Comme commenté ci-avant, la gestion des données s’avère stratégique pour garantir la conformité et l’efficacité des flux.

Toutefois, chaque entreprise doit être vigilante sur un certain nombre d’écueils à éviter. Des bonnes pratiques permettront également de sécuriser le projet de déploiement dans les temps.

a. Principaux écueils à éviter :

l Sous-estimer le projet : Reléguer la gestion de la donnée et l’évolution des systèmes au second plan, derrière d’autres priorités, fragilise la réussite globale. Ce manque d’anticipation conduit souvent à des retards et à une conformité partielle.

l Anticipation tardive des évolutions techniques : Reporter la prise en compte des adaptations nécessaires des systèmes sources (ERP, outils métiers) peut entraîner des blocages lors du déploiement et compromettre la qualité des données transmises.

l Vision limitée au seul e-Invoicing : Se concentrer uniquement sur la dématérialisation des factures sans intégrer les autres obligations, comme le e-Reporting (ventes, achats) et la gestion du cycle de vie des factures, expose à des risques majeurs de non-conformité.

b. Bonnes pratiques pour sécuriser la qualité et la conformité des données

l Mettre en place une équipe pluridisciplinaire : associer étroitement les équipes opérationnelles et IT pour croiser expertise métier et maîtrise technique. Cette complémentarité est indispensable pour couvrir l’ensemble des besoins et garantir la pertinence des solutions mises en œuvre.

l Maintenir une veille réglementaire active : suivre en continu les évolutions des normes autour des profils et des formats (AFNOR, CEN) et des exigences légales pour anticiper les adaptations nécessaires et rester en conformité.

l Préparer le mapping des données : cartographier précisément les flux / cas d’usage et définir la modélisation des données attendues.

l S’assurer de la disponibilité des données requises dans chacun des systèmes impliqués dans le processus de construction de la facture.

l Tester la qualité des données et les règles de gestion associées (syntaxiques et/ou TVA) : mettre en place des contrôles fréquents et planifier les évolutions des outils pour éviter les incidents lors de la transmission des factures électroniques.

l Accompagner la conduite du changement : sensibiliser et former les Directions Fiscales et les équipes concernées permet d’intégrer durablement les nouvelles pratiques et d’anticiper les attentes liées à l’exploitation des données transmises.

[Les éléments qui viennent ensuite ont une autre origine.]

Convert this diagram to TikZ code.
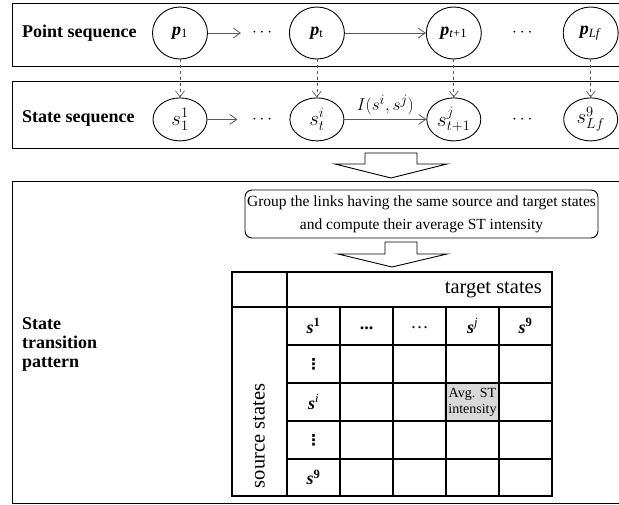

c. Transformer la contrainte en opportunité

La structuration et la maîtrise de la donnée doivent être perçues comme un levier d’optimisation : amélioration de la qualité de l’information, rationalisation des processus internes et anticipation des contrôles fiscaux. Pour réussir, il est essentiel d’impliquer fortement les Directions, d’aligner les équipes et d’adopter une démarche proactive, notamment en vue des futures obligations européennes telles que VIDA.

En conclusion :

L’évolution des normes européennes autour de la facture électronique, portée par le standard EN16931 et ses extensions, impose une transformation profonde des pratiques et des systèmes d’information des entreprises.

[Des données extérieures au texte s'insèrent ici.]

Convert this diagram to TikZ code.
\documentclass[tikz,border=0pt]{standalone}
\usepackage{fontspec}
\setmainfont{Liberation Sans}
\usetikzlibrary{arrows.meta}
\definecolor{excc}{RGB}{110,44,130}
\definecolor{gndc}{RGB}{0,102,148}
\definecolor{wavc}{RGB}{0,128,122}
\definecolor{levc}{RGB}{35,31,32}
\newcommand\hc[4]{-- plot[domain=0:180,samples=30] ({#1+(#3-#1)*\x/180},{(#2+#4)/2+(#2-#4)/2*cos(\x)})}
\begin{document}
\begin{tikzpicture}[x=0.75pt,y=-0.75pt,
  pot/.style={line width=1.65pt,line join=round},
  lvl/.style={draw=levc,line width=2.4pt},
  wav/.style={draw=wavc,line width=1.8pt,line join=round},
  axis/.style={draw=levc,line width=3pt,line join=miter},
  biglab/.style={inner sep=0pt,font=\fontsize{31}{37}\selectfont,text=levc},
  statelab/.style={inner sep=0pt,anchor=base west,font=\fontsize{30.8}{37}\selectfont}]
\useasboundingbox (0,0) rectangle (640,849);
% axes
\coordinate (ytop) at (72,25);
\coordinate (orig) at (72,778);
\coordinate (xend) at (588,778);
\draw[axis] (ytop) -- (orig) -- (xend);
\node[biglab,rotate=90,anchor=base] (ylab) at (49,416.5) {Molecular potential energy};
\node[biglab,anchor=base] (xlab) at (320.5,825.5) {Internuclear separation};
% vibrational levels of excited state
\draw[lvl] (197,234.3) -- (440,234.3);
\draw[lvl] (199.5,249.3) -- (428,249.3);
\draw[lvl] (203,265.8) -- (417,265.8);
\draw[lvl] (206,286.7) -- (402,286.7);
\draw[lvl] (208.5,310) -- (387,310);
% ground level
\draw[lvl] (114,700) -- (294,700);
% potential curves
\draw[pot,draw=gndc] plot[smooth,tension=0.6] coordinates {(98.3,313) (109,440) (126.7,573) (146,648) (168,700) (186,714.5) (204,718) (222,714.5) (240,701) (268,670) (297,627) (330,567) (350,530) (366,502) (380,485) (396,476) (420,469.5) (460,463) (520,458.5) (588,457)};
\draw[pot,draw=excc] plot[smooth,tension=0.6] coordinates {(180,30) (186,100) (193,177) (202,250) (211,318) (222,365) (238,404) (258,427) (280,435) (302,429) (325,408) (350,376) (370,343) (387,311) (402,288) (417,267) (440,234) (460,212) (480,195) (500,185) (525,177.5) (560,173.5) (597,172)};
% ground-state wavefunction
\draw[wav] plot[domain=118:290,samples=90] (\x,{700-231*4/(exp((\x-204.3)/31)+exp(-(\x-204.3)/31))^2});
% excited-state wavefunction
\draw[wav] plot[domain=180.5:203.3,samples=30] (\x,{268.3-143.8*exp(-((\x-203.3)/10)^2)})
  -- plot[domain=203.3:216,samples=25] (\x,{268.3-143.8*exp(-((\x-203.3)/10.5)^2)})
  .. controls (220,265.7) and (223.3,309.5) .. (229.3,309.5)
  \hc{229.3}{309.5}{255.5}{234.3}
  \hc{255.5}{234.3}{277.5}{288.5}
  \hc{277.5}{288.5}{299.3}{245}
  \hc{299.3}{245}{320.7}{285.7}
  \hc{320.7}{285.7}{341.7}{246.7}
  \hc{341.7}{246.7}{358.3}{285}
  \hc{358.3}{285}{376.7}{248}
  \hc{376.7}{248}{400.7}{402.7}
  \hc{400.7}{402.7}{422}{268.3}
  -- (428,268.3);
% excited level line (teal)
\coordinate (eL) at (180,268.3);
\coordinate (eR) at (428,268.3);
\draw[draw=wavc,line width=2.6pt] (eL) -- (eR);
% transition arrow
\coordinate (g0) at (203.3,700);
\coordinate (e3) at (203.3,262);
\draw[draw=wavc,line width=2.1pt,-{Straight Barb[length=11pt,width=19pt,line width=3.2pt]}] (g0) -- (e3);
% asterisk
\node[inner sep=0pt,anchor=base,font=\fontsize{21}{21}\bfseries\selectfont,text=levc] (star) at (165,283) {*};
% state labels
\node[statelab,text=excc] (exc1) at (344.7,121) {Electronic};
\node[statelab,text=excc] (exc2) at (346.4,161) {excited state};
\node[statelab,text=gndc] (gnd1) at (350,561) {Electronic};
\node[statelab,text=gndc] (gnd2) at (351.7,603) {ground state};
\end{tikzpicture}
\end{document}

L’articulation rigoureuse entre données référentielles et transactionnelles, la maîtrise des règles de gestion et l’anticipation des évolutions réglementaires deviennent des facteurs clés de succès pour garantir la conformité, la qualité et la sécurité des échanges.

La réussite d’un projet de facturation électronique ne repose pas uniquement sur la technique, mais sur une approche globale, mobilisant toutes les parties prenantes, et une gouvernance adaptée. Finalement, transformer ces contraintes réglementaires en véritables opportunités permettra aux entreprises d’optimiser leurs processus, de renforcer la fiabilité de leurs flux et de se positionner avantageusement face aux futures exigences européennes.